In two small series [61, 123], the frequency of vasogenic edema and cytotoxic edema in eclamptic patients was estimated. Cerebral edema (mostly vasogenic) was present in up to 93–100 % of these women. Concurrent foci of infarction and cytotoxic edema, as evidenced by reduced apparent diffusion coefficient (restricted diffusion), were present in six of 27 patients studied by Zeeman and colleagues [123] and in three of 17 eclamptic and preeclamptic women studied by Loureiro and associates [61]. In addition five of six women reported by Zeeman and colleagues [123] and four of 17 women reported by Loureira et al. [61] had persistent abnormalities on repeat MRI testing 6–8 weeks later, suggesting that these lesions might not be reversible.

Uncomplicated eclampsia (full recovery) is usually a clinical diagnosis and does not require cerebral imaging diagnosis and management. However, cerebral imaging is indicated for patients with focal neurologic deficits, prolonged coma, fever, suspicion of TTP, or other imitators of preeclampsia and those who develop seizures with a therapeutic MgSO₄ level or who are unresponsive to MgSO₄ therapy [107]. We also recommend that all postpartum eclampsia be investigated with cerebral imaging.

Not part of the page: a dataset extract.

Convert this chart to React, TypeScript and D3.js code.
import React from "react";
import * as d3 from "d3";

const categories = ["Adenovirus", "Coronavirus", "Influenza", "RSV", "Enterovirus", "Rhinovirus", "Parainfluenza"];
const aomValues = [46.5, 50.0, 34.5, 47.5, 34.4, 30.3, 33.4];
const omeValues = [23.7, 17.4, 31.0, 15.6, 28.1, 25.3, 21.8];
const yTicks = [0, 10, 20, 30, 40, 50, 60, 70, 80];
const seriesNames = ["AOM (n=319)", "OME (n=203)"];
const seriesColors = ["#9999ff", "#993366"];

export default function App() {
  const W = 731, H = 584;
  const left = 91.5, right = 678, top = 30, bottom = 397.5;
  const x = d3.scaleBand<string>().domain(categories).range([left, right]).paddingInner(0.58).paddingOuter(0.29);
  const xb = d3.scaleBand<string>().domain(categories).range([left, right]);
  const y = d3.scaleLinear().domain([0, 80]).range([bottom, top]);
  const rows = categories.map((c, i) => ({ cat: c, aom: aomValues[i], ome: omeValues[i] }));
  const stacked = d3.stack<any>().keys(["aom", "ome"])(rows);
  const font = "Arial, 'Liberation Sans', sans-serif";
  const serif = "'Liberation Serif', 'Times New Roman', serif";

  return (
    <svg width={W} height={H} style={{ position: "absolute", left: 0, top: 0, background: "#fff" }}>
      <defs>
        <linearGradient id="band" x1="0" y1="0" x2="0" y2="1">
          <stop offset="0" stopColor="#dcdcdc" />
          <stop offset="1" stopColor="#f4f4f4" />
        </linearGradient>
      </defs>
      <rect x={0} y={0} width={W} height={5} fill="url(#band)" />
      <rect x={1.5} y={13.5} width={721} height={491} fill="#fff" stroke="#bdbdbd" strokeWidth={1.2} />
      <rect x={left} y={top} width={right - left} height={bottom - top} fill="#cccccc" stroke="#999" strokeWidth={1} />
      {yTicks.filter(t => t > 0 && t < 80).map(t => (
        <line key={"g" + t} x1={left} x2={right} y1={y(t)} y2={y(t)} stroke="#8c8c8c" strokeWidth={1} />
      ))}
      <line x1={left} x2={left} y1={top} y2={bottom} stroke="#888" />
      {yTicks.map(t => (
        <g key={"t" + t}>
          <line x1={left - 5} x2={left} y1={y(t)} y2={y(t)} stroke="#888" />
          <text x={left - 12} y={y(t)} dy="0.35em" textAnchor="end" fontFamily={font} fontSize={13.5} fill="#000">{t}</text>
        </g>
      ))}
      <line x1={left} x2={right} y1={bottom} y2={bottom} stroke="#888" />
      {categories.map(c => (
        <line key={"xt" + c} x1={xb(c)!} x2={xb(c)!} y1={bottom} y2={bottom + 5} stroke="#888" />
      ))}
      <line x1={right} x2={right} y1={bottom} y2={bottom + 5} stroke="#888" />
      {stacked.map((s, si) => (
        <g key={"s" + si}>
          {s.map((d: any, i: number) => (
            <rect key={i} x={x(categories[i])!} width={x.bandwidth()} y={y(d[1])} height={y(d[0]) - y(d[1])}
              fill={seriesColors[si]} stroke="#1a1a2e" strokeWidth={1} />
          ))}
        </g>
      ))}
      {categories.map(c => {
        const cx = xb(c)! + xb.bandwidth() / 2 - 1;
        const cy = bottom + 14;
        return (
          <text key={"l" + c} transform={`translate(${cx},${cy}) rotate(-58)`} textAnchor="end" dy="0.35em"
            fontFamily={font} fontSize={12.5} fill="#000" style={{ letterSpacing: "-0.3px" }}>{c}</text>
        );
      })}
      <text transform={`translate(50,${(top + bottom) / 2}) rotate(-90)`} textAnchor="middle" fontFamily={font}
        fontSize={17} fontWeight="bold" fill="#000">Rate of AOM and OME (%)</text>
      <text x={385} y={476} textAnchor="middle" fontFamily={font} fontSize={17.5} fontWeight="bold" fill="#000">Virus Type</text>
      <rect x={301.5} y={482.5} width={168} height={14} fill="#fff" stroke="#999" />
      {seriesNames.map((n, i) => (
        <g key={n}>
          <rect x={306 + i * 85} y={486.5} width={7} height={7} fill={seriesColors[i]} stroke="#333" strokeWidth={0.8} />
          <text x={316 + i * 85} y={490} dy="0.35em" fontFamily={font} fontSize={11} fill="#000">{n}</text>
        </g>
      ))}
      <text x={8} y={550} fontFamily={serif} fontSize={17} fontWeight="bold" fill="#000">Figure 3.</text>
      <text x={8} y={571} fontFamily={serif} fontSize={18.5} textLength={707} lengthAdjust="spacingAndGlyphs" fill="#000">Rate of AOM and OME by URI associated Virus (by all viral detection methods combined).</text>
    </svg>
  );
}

In these patients, hemorrhage and other serious abnormalities requiring specific pharmacologic therapy or surgery must be excluded. Cerebral imaging also might be helpful in cases of atypical eclampsia including normotensive and/or non-proteinuric eclampsia, onset of eclampsia before 20 weeks of gestation (after excluding molar pregnancy) or after delivery, and in women who may have known antiphospholipid syndrome or autoimmune disease [107]. Advances in MRI and magnetic resonance angiography, as well as in cerebral vascular Doppler velocimetry, may aid our understanding regarding the pathogenesis and improving long-term outcome of this condition [106].

It is important to distinguish PRES (an overperfusion syndrome with forced cerebral vasodilatation) from reversible cerebral vasoconstriction syndrome (RCVS), which is different in etiology (vasospasm) [39]. RCVS is characterized by recurrent thunderclap headaches, seizures, strokes, and nonaneurysmal subarachnoid hemorrhage [39]. RCVS seems to be associated with constriction and/or dilation of large or medium arteries, while PRES does at the level of distal arterioles and capillary. An overlap between these two syndromes represents a continuum in them. Postpartum cerebral angiopathy is another ill-characterized RCVS, usually occurring within 30-day duration of uncomplicated pregnancy and delivery. The diagnosis is confirmed by angiography (Fig. 7.11) [39].

As discussed above, a differential diagnosis (Table 7.4) should be considered. The diagnosis and management of these diagnoses are beyond the scope of this chapter.